Consistentemente, para la primera escuela, el urbanismo y la planificación es un mal que hay que tratar de evitar a toda costa pues limita la libertad del artista y la del inversionista.
Mientras que para la segunda escuela, la planificación es la única herramienta que permite subordinar los intereses y afanes de protagonismos personales, al bien común y al interés superior de la sociedad.
Así las cosas, para la primera escuela, los problemas de la ciudad —congestión, contaminación y hacinamiento— no son de la arquitectura, por lo que deben solucionarse ampliando calles, instalando carreteras, destruyendo el patrimonio urbano y arquitectónico y avanzando de manera indiscriminada sobre el medio ambiente que, según ellos, no sirve más que para generar renta, transformando el suelo rural en urbano.
Para la segunda escuela, los problemas de la ciudad y de la arquitectura son dos caras de la misma moneda, y no existe posibilidad de abordar los primeros sin subordinar la arquitectura a la necesidad de desarrollar nuestras ciudades de manera sostenible, limitando esa libertad, mal entendida, que ni siquiera se detiene en los derechos de los otros.
Para colmo, la primera escuela siente un desprecio absoluto por el espacio público, el que solo es necesario como simple conector entre sus obras, por lo cual será de mejor o peor estándar dependiendo del nivel socioeconómico del público objetivo para el que se construyen las mismas.
La visión más comunitaria considera al espacio público como el alma de las ciudades y como su eje ordenador, por su vocación de encuentro e intercambio, de protección y reproducción de la cultura.
En este contexto resulta evidente cuál es la escuela que hoy prima en el desarrollo de nuestras ciudades, en donde a diario asistimos al surgimiento de una nueva obra más grande, más costosa y más alta que la anterior, como una búsqueda frenética por representar, a través de la arquitectura, el poder y la dominación, incluso mediante formas evidentemente falo céntricas que, parecen hablar más de una cultura obsoleta o de algún trauma psicológico —de sus diseñadores, dueños, moradores y admiradores— que de una aspiración de construir ciudad mediante la arquitectura.
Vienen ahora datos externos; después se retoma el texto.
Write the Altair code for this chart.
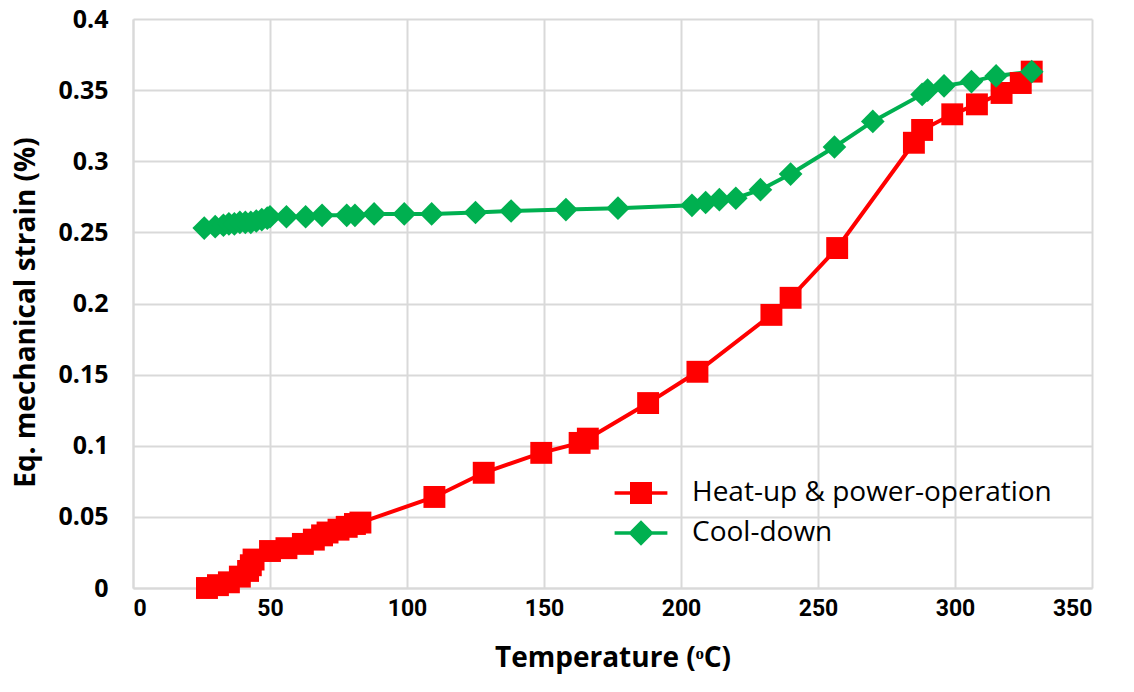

No debemos extrañarnos entonces que los mismos actores que construyen estas obras pertenezcan a sectores políticos que buscan demostrar a toda costa su poder recordándole al ciudadano de a pié y a la sociedad en su conjunto, que pueden pasar por alto e incluso atentar contra la calidad de vida y los derechos de los otros con toda impunidad, sin importar, en este caso, el caos urbano, la congestión, el hacinamiento y mucho menos la pérdida de eficiencia y eficacia urbana que generen sus obras.
En este escenario, ¿puede alguien dudar que las ciudades sean fiel reflejo de las sociedades que las construyen y que en ellas se expresa, como en el mejor de los resúmenes, lo esencial de cada cultura?